Even the Big Guys are Buying Into Coworking
We’ve heard about companies like Microsoft and IBM allowing remote employees to work from coworking hubs. Now more big brands are forming partnerships with shared workspaces. A press release from WeWork predicted enterprise clients will grow by 360 percent over a twelve-month period ending June 2017. What is attracting these large, multinational companies to coworking?
1) Proximity to the Innovators
Coworking spaces are natural hubs for innovative new business ideas and upcoming talent. By partnering with a shared space, companies host incubators or accelerator programs. This allows the company and other promising talent connect with novel innovations to foster industry growth. Take Barclays Rise New York as an example of a multinational institution encouraging startups through a partnership with a shared workspace.
2) Monitor Trends
Technology development is accelerating in all industries. Through hosting incubators, launching shared spaces inside their existing real estate, or moving entirely into a shared space helps companies keep an eye on the latest trends. Brands see which companies might be worthy of acquisition or if new industry competition is brewing.

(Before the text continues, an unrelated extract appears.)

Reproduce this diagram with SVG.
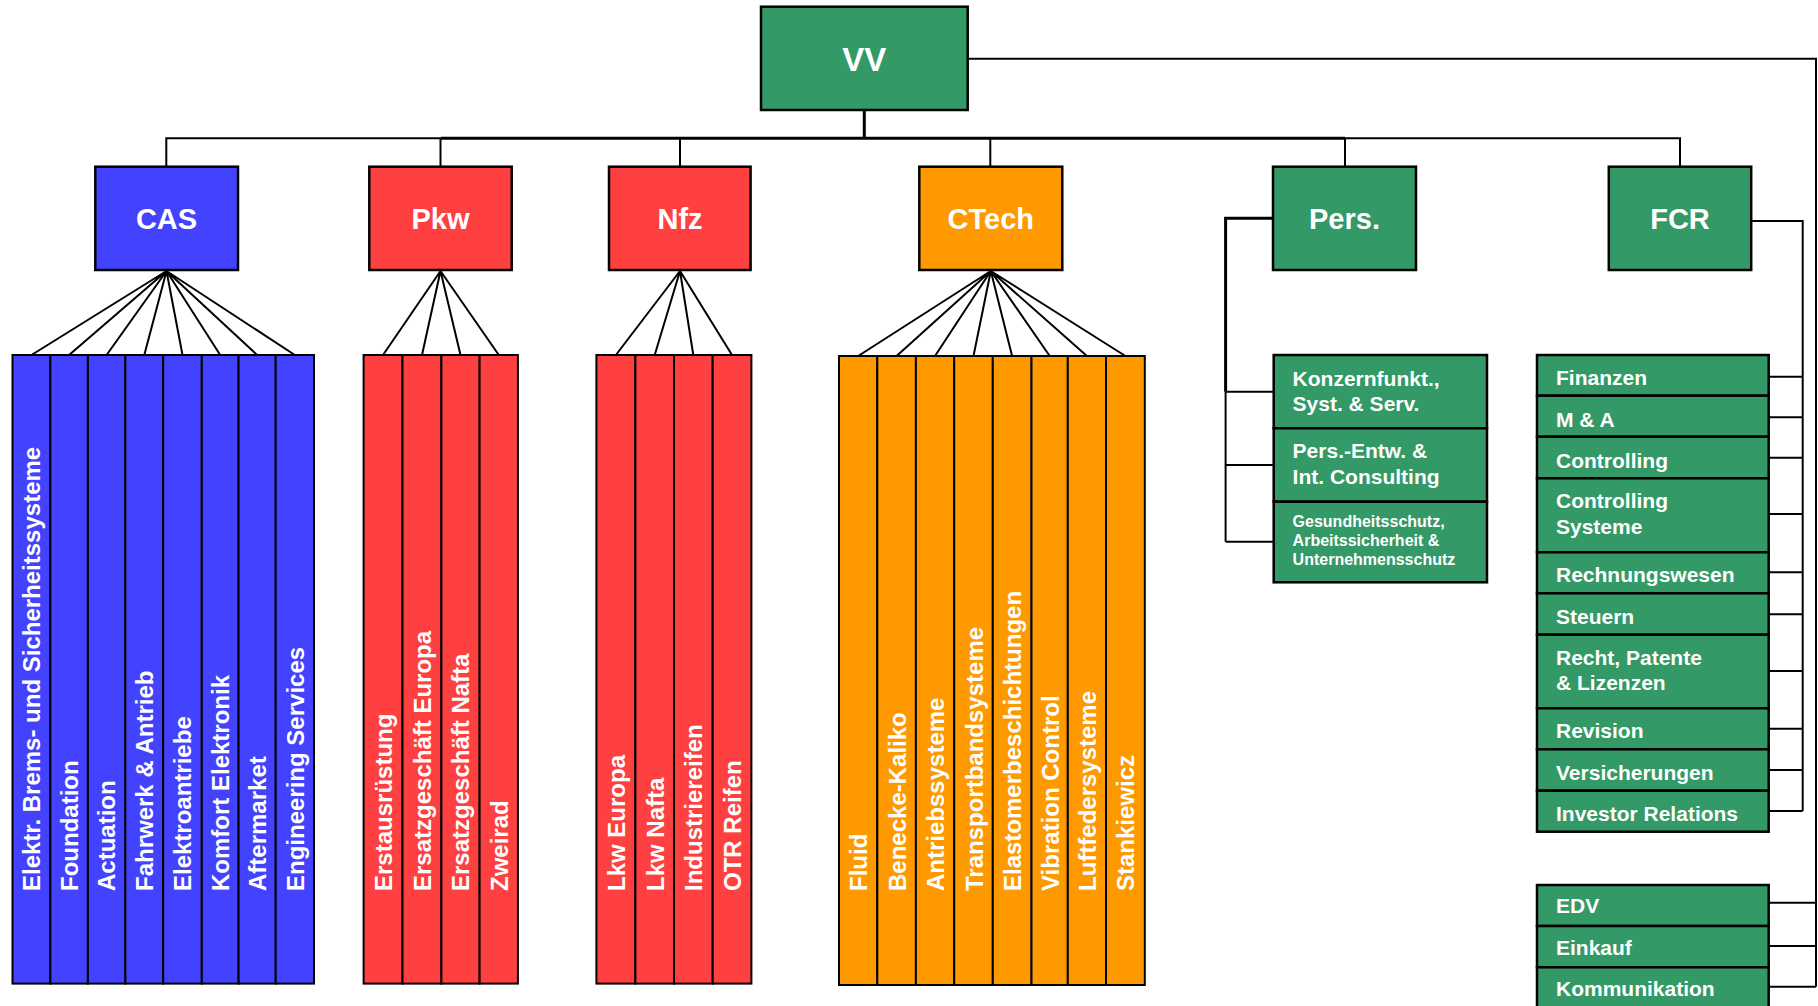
<svg xmlns="http://www.w3.org/2000/svg" width="1818" height="1006" viewBox="0 0 1818 1006">
<style>
  .box { stroke: #000; stroke-width: 2.5; }
  .col { stroke: #000; stroke-width: 2; }
  .g { fill: #339966; }
  .b { fill: #4343FF; }
  .r { fill: #FF4040; }
  .o { fill: #FF9900; }
  text { font-family: "Liberation Sans", Arial, sans-serif; font-weight: bold; fill: #fff; }
  .title { font-size: 29px; text-anchor: middle; }
  .vt { font-size: 24px; }
  .lt { font-size: 21px; }
  .st { font-size: 16px; }
  .conn { fill: none; stroke: #000; stroke-width: 2; }
  .thick { fill: none; stroke: #000; stroke-width: 3; }
</style>
<rect width="1818" height="1006" fill="#fff"/>

<g id="connectors">
  <path class="thick" d="M864.3 110 V138.3"/>
  <path class="conn" d="M166.3 166.7 V138.3 H440.5"/>
  <path class="thick" d="M440.5 138.3 H1345"/>
  <path class="conn" d="M1345 138.3 H1680 V166.7"/>
  <path class="conn" d="M440.5 138.3 V166.7 M680 138.3 V166.7 M990.3 138.3 V166.7 M1345 138.3 V166.7"/>
  <path class="conn" d="M967.7 58.7 H1816 V986.7"/>
  <path class="conn" d="M1768.7 902.7 H1816 M1768.7 946 H1816 M1768.7 986.7 H1816"/>
  <path class="thick" d="M1273 218.3 H1225.6 V391.7"/>
  <path class="conn" d="M1225.6 391.7 V541.7"/>
  <path class="conn" d="M1225.6 391.7 H1273.7 M1225.6 465 H1273.7 M1225.6 541.7 H1273.7"/>
  <path class="conn" d="M1751.2 221 H1802.7 V811"/>
  <path class="conn" d="M1768.7 376.7 H1802.7 M1768.7 417.3 H1802.7 M1768.7 457.7 H1802.7 M1768.7 514 H1802.7 M1768.7 572.3 H1802.7 M1768.7 614.3 H1802.7 M1768.7 671 H1802.7 M1768.7 728.7 H1802.7 M1768.7 770 H1802.7 M1768.7 811 H1802.7"/>
  <path class="conn" d="M166.5 271 L31.5 355 M166.5 271 L69.1 355 M166.5 271 L106.6 355 M166.5 271 L144.3 355 M166.5 271 L182.5 355 M166.5 271 L220.2 355 M166.5 271 L257.1 355 M166.5 271 L294.8 355"/>
  <path class="conn" d="M440.5 271 L383 355 M440.5 271 L422 355 M440.5 271 L460.5 355 M440.5 271 L498.8 355"/>
  <path class="conn" d="M680 271 L615.9 355 M680 271 L654.7 355 M680 271 L693.3 355 M680 271 L732 355"/>
  <path class="conn" d="M990.8 271 L858.2 356 M990.8 271 L896.6 356 M990.8 271 L935 356 M990.8 271 L973.5 356 M990.8 271 L1012.1 356 M990.8 271 L1049.7 356 M990.8 271 L1086.9 356 M990.8 271 L1125.4 356"/>
</g>

<g id="vv">
  <rect class="box g" x="761" y="6.7" width="206.7" height="103.3"/>
  <text class="title" x="864.3" y="71" style="font-size:33px">VV</text>
</g>
<g id="cas">
  <rect class="box b" x="95.3" y="166.7" width="142.7" height="103.3"/>
  <text class="title" x="166.5" y="229">CAS</text>
</g>
<g id="pkw">
  <rect class="box r" x="369.3" y="166.7" width="142.4" height="103.3"/>
  <text class="title" x="440.5" y="229">Pkw</text>
</g>
<g id="nfz">
  <rect class="box r" x="609" y="166.7" width="141.6" height="103.3"/>
  <text class="title" x="680" y="229">Nfz</text>
</g>
<g id="ctech">
  <rect class="box o" x="919.3" y="166.7" width="143" height="103.3"/>
  <text class="title" x="990.8" y="229">CTech</text>
</g>
<g id="pers">
  <rect class="box g" x="1273" y="166.7" width="143" height="103.3"/>
  <text class="title" x="1344.5" y="229">Pers.</text>
</g>
<g id="fcr">
  <rect class="box g" x="1608.8" y="166.7" width="142.4" height="103.3"/>
  <text class="title" x="1680" y="229">FCR</text>
</g>

<g id="cas-units">
  <rect class="col b" x="12.5" y="355" width="37.9" height="628.6"/>
  <rect class="col b" x="50.4" y="355" width="37.5" height="628.6"/>
  <rect class="col b" x="87.9" y="355" width="37.5" height="628.6"/>
  <rect class="col b" x="125.4" y="355" width="37.8" height="628.6"/>
  <rect class="col b" x="163.2" y="355" width="38.6" height="628.6"/>
  <rect class="col b" x="201.8" y="355" width="36.8" height="628.6"/>
  <rect class="col b" x="238.6" y="355" width="37.1" height="628.6"/>
  <rect class="col b" x="275.7" y="355" width="38.3" height="628.6"/>
  <text class="vt" transform="translate(40.3 891) rotate(-90)">Elektr. Brems- und Sicherheitssysteme</text>
  <text class="vt" transform="translate(77.9 891) rotate(-90)">Foundation</text>
  <text class="vt" transform="translate(115.4 891) rotate(-90)">Actuation</text>
  <text class="vt" transform="translate(153.1 891) rotate(-90)">Fahrwerk &amp; Antrieb</text>
  <text class="vt" transform="translate(191.3 891) rotate(-90)">Elektroantriebe</text>
  <text class="vt" transform="translate(229 891) rotate(-90)">Komfort Elektronik</text>
  <text class="vt" transform="translate(265.9 891) rotate(-90)">Aftermarket</text>
  <text class="vt" transform="translate(303.6 891) rotate(-90)">Engineering Services</text>
</g>

<g id="pkw-units">
  <rect class="col r" x="363.6" y="355" width="38.9" height="628.6"/>
  <rect class="col r" x="402.5" y="355" width="38.9" height="628.6"/>
  <rect class="col r" x="441.4" y="355" width="38.2" height="628.6"/>
  <rect class="col r" x="479.6" y="355" width="38.3" height="628.6"/>
  <text class="vt" transform="translate(391.8 891) rotate(-90)">Erstausrüstung</text>
  <text class="vt" transform="translate(430.8 891) rotate(-90)">Ersatzgeschäft Europa</text>
  <text class="vt" transform="translate(469.3 891) rotate(-90)">Ersatzgeschäft Nafta</text>
  <text class="vt" transform="translate(507.6 891) rotate(-90)">Zweirad</text>
</g>

<g id="nfz-units">
  <rect class="col r" x="596.4" y="355" width="39" height="628.6"/>
  <rect class="col r" x="635.4" y="355" width="38.6" height="628.6"/>
  <rect class="col r" x="674" y="355" width="38.7" height="628.6"/>
  <rect class="col r" x="712.7" y="355" width="38.7" height="628.6"/>
  <text class="vt" transform="translate(624.7 891) rotate(-90)">Lkw Europa</text>
  <text class="vt" transform="translate(663.5 891) rotate(-90)">Lkw Nafta</text>
  <text class="vt" transform="translate(702.1 891) rotate(-90)">Industriereifen</text>
  <text class="vt" transform="translate(740.8 891) rotate(-90)">OTR Reifen</text>
</g>

<g id="ctech-units">
  <rect class="col o" x="839" y="356" width="38.3" height="629"/>
  <rect class="col o" x="877.3" y="356" width="38.6" height="629"/>
  <rect class="col o" x="915.9" y="356" width="38.3" height="629"/>
  <rect class="col o" x="954.2" y="356" width="38.6" height="629"/>
  <rect class="col o" x="992.8" y="356" width="38.7" height="629"/>
  <rect class="col o" x="1031.5" y="356" width="36.3" height="629"/>
  <rect class="col o" x="1067.8" y="356" width="38.2" height="629"/>
  <rect class="col o" x="1106" y="356" width="38.8" height="629"/>
  <text class="vt" transform="translate(867.2 891) rotate(-90)">Fluid</text>
  <text class="vt" transform="translate(905.6 891) rotate(-90)">Benecke-Kaliko</text>
  <text class="vt" transform="translate(944 891) rotate(-90)">Antriebssysteme</text>
  <text class="vt" transform="translate(982.5 891) rotate(-90)">Transportbandsysteme</text>
  <text class="vt" transform="translate(1021.1 891) rotate(-90)">Elastomerbeschichtungen</text>
  <text class="vt" transform="translate(1058.7 891) rotate(-90)">Vibration Control</text>
  <text class="vt" transform="translate(1095.9 891) rotate(-90)">Luftfedersysteme</text>
  <text class="vt" transform="translate(1134.4 891) rotate(-90)">Stankiewicz</text>
</g>

<g id="pers-units">
  <rect class="box g" x="1273.7" y="355" width="213.3" height="73.3"/>
  <rect class="box g" x="1273.7" y="428.3" width="213.3" height="73.4"/>
  <rect class="box g" x="1273.7" y="501.7" width="213.3" height="80.6"/>
  <text class="lt" x="1292.6" y="385.7">Konzernfunkt.,</text>
  <text class="lt" x="1292.6" y="411">Syst. &amp; Serv.</text>
  <text class="lt" x="1292.6" y="458.3">Pers.-Entw. &amp;</text>
  <text class="lt" x="1292.6" y="484.3">Int. Consulting</text>
  <text class="st" x="1292.6" y="527.3">Gesundheitsschutz,</text>
  <text class="st" x="1292.6" y="546">Arbeitssicherheit &amp;</text>
  <text class="st" x="1292.6" y="565">Unternehmensschutz</text>
</g>

<g id="fcr-units">
  <rect class="box g" x="1537" y="355" width="231.7" height="40.7"/>
  <rect class="box g" x="1537" y="395.7" width="231.7" height="41"/>
  <rect class="box g" x="1537" y="436.7" width="231.7" height="41.6"/>
  <rect class="box g" x="1537" y="478.3" width="231.7" height="74"/>
  <rect class="box g" x="1537" y="552.3" width="231.7" height="41"/>
  <rect class="box g" x="1537" y="593.3" width="231.7" height="41.4"/>
  <rect class="box g" x="1537" y="634.7" width="231.7" height="73.6"/>
  <rect class="box g" x="1537" y="708.3" width="231.7" height="41"/>
  <rect class="box g" x="1537" y="749.3" width="231.7" height="41.4"/>
  <rect class="box g" x="1537" y="790.7" width="231.7" height="41"/>
  <text class="lt" x="1556" y="385">Finanzen</text>
  <text class="lt" x="1556" y="426.7">M &amp; A</text>
  <text class="lt" x="1556" y="467.7">Controlling</text>
  <text class="lt" x="1556" y="508.3">Controlling</text>
  <text class="lt" x="1556" y="534">Systeme</text>
  <text class="lt" x="1556" y="582.3">Rechnungswesen</text>
  <text class="lt" x="1556" y="624">Steuern</text>
  <text class="lt" x="1556" y="665">Recht, Patente</text>
  <text class="lt" x="1556" y="690">&amp; Lizenzen</text>
  <text class="lt" x="1556" y="738.3">Revision</text>
  <text class="lt" x="1556" y="780">Versicherungen</text>
  <text class="lt" x="1556" y="820.7">Investor Relations</text>
</g>

<g id="vv-units">
  <rect class="box g" x="1537" y="885" width="231.7" height="41"/>
  <rect class="box g" x="1537" y="926" width="231.7" height="41.3"/>
  <rect class="box g" x="1537" y="967.3" width="231.7" height="42"/>
  <text class="lt" x="1556" y="912.7">EDV</text>
  <text class="lt" x="1556" y="955">Einkauf</text>
  <text class="lt" x="1556" y="996">Kommunikation</text>
</g>
</svg>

3) Outsourcing Infrastructure
IBM outsourced an entire WeWork building in 2017. Why? A report by Colliers International says large corporations can save up to 25 percent when partnering with shared workspaces. Partnering with a shared space means another company is responsible for building and maintaining the infrastructure, growing a community, and sourcing an ideal location. Essentially, IBM is moving into a space that’s designed for flexible work without the hassle or expense of acquiring and retrofitting existing real estate or building from scratch.
4) Generate income
The communications revolution meant tech giant Verizon owned a large amount of underutilized space in its buildings. The company decided to convert the space into a coworking center, ostensibly to network and stay abreast of the latest technology developments. Don’t be fooled; converting empty space into income played an equally important role in the decision.
A study by real estate firm CBRE found that 44 percent of corporations use some form of flexible workspace, and that demand will continue to rise moving forward. We expect to hear about more partnerships with coworking service providers as corporation realize the benefits and the need grows.